Give an exact transcription of every line, dropping the images.

━━━━━━━━━━━━━━━━━━━━━━━━━━━━━━

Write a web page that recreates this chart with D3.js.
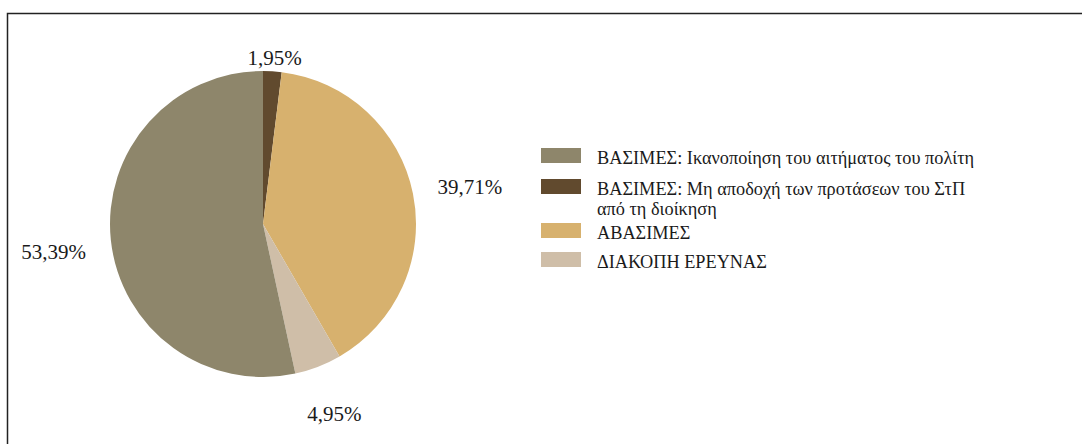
<!DOCTYPE html>
<html>
<head>
<meta charset="utf-8">
<script src="https://cdn.jsdelivr.net/npm/d3@7"></script>
<style>
  body { margin: 0; background: #fff; }
</style>
</head>
<body>
<div id="chart"></div>
<script>
// 1: DATA
const categories = [
    "ΒΑΣΙΜΕΣ: Μη αποδοχή των προτάσεων του ΣτΠ από τη διοίκηση",
    "ΑΒΑΣΙΜΕΣ",
    "ΔΙΑΚΟΠΗ ΕΡΕΥΝΑΣ",
    "ΒΑΣΙΜΕΣ: Ικανοποίηση του αιτήματος του πολίτη"
];
const values = [1.95, 39.71, 4.95, 53.39];
const valueLabels = ["1,95%", "39,71%", "4,95%", "53,39%"];
const colors = ["#614a2e", "#d7b16e", "#cfbea8", "#8e866b"];

// legend order and its wrapped lines
const legendOrder = [3, 0, 1, 2];
const legendLines = [
    ["ΒΑΣΙΜΕΣ: Ικανοποίηση του αιτήματος του πολίτη"],
    ["ΒΑΣΙΜΕΣ: Μη αποδοχή των προτάσεων του ΣτΠ", "από τη διοίκηση"],
    ["ΑΒΑΣΙΜΕΣ"],
    ["ΔΙΑΚΟΠΗ ΕΡΕΥΝΑΣ"]
];

const FONT = "Liberation Serif";

// 2: SVG
const W = 1082, H = 444;
const svg = d3.select("#chart").append("svg")
    .attr("width", W)
    .attr("height", H);

// chart frame
svg.append("rect")
    .attr("x", 7.5)
    .attr("y", 13.5)
    .attr("width", W + 20)
    .attr("height", H + 20)
    .attr("fill", "none")
    .attr("stroke", "#222")
    .attr("stroke-width", 1.5);

// 3: PIE
const cx = 263, cy = 224, radius = 153;
const pie = d3.pie().sort(null).value(d => d);
const arcs = pie(values);
const arc = d3.arc().innerRadius(0).outerRadius(radius);

const g = svg.append("g").attr("transform", `translate(${cx},${cy})`);
g.selectAll("path")
    .data(arcs)
    .enter()
    .append("path")
    .attr("d", arc)
    .attr("fill", (d, i) => colors[i]);

// 4: VALUE LABELS (outside the pie, box kept inside plot area)
const labelSize = 21;
const gap = 24;
const labels = g.selectAll(".val")
    .data(arcs)
    .enter()
    .append("text")
    .attr("class", "val")
    .style("font-family", FONT)
    .style("fill", "#1a1a1a")
    .style("font-size", labelSize + "px")
    .attr("text-anchor", "middle")
    .text((d, i) => valueLabels[i]);

labels.each(function(d) {
    const bb = this.getBBox();
    const a = (d.startAngle + d.endAngle) / 2;
    const s = Math.sin(a), c = -Math.cos(a);
    const ext = Math.abs(s) * bb.width / 2 + Math.abs(c) * bb.height / 2;
    const rl = radius + gap + ext;
    let x = rl * s, y = rl * c + 5;
    // keep label box below the plot area top
    const minY = 46 - cy + bb.height / 2;
    if (y < minY) y = minY;
    d3.select(this)
        .attr("x", x)
        .attr("y", y)
        .attr("dy", "0.35em");
});

// 5: LEGEND
const legend = svg.append("g").attr("transform", "translate(541,148)");
const rowY = [0, 31, 75, 104];
const items = legend.selectAll(".item")
    .data(legendOrder)
    .enter()
    .append("g")
    .attr("class", "item")
    .attr("transform", (d, i) => `translate(0,${rowY[i]})`);

items.append("rect")
    .attr("width", 40)
    .attr("height", 15)
    .attr("fill", d => colors[d]);

items.each(function(d, i) {
    const t = d3.select(this).append("text")
        .attr("x", 56)
        .attr("y", 15.5)
        .style("font-family", FONT)
        .style("fill", "#1a1a1a")
        .style("font-size", "18.3px");
    legendLines[i].forEach((line, j) => {
        t.append("tspan")
            .attr("x", 56)
            .attr("dy", j === 0 ? 0 : 20)
            .text(line);
    });
});
</script>
</body>
</html>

━━━━━━━━━━━━━━━━━━━━━━━━━━━━━━

▸ **THE OUTPUT**:
Write a web page that recreates this chart with D3.js.
<!DOCTYPE html>
<html>
<head>
<meta charset="utf-8">
<script src="https://cdn.jsdelivr.net/npm/d3@7"></script>
<style>
  body { margin: 0; background: #fff; }
</style>
</head>
<body>
<div id="chart"></div>
<script>
// 1: DATA
const categories = [
    "ΒΑΣΙΜΕΣ: Μη αποδοχή των προτάσεων του ΣτΠ από τη διοίκηση",
    "ΑΒΑΣΙΜΕΣ",
    "ΔΙΑΚΟΠΗ ΕΡΕΥΝΑΣ",
    "ΒΑΣΙΜΕΣ: Ικανοποίηση του αιτήματος του πολίτη"
];
const values = [1.95, 39.71, 4.95, 53.39];
const valueLabels = ["1,95%", "39,71%", "4,95%", "53,39%"];
const colors = ["#614a2e", "#d7b16e", "#cfbea8", "#8e866b"];

// legend order and its wrapped lines
const legendOrder = [3, 0, 1, 2];
const legendLines = [
    ["ΒΑΣΙΜΕΣ: Ικανοποίηση του αιτήματος του πολίτη"],
    ["ΒΑΣΙΜΕΣ: Μη αποδοχή των προτάσεων του ΣτΠ", "από τη διοίκηση"],
    ["ΑΒΑΣΙΜΕΣ"],
    ["ΔΙΑΚΟΠΗ ΕΡΕΥΝΑΣ"]
];

const FONT = "Liberation Serif";

// 2: SVG
const W = 1082, H = 444;
const svg = d3.select("#chart").append("svg")
    .attr("width", W)
    .attr("height", H);

// chart frame
svg.append("rect")
    .attr("x", 7.5)
    .attr("y", 13.5)
    .attr("width", W + 20)
    .attr("height", H + 20)
    .attr("fill", "none")
    .attr("stroke", "#222")
    .attr("stroke-width", 1.5);

// 3: PIE
const cx = 263, cy = 224, radius = 153;
const pie = d3.pie().sort(null).value(d => d);
const arcs = pie(values);
const arc = d3.arc().innerRadius(0).outerRadius(radius);

const g = svg.append("g").attr("transform", `translate(${cx},${cy})`);
g.selectAll("path")
    .data(arcs)
    .enter()
    .append("path")
    .attr("d", arc)
    .attr("fill", (d, i) => colors[i]);

// 4: VALUE LABELS (outside the pie, box kept inside plot area)
const labelSize = 21;
const gap = 24;
const labels = g.selectAll(".val")
    .data(arcs)
    .enter()
    .append("text")
    .attr("class", "val")
    .style("font-family", FONT)
    .style("fill", "#1a1a1a")
    .style("font-size", labelSize + "px")
    .attr("text-anchor", "middle")
    .text((d, i) => valueLabels[i]);

labels.each(function(d) {
    const bb = this.getBBox();
    const a = (d.startAngle + d.endAngle) / 2;
    const s = Math.sin(a), c = -Math.cos(a);
    const ext = Math.abs(s) * bb.width / 2 + Math.abs(c) * bb.height / 2;
    const rl = radius + gap + ext;
    let x = rl * s, y = rl * c + 5;
    // keep label box below the plot area top
    const minY = 46 - cy + bb.height / 2;
    if (y < minY) y = minY;
    d3.select(this)
        .attr("x", x)
        .attr("y", y)
        .attr("dy", "0.35em");
});

// 5: LEGEND
const legend = svg.append("g").attr("transform", "translate(541,148)");
const rowY = [0, 31, 75, 104];
const items = legend.selectAll(".item")
    .data(legendOrder)
    .enter()
    .append("g")
    .attr("class", "item")
    .attr("transform", (d, i) => `translate(0,${rowY[i]})`);

items.append("rect")
    .attr("width", 40)
    .attr("height", 15)
    .attr("fill", d => colors[d]);

items.each(function(d, i) {
    const t = d3.select(this).append("text")
        .attr("x", 56)
        .attr("y", 15.5)
        .style("font-family", FONT)
        .style("fill", "#1a1a1a")
        .style("font-size", "18.3px");
    legendLines[i].forEach((line, j) => {
        t.append("tspan")
            .attr("x", 56)
            .attr("dy", j === 0 ? 0 : 20)
            .text(line);
    });
});
</script>
</body>
</html>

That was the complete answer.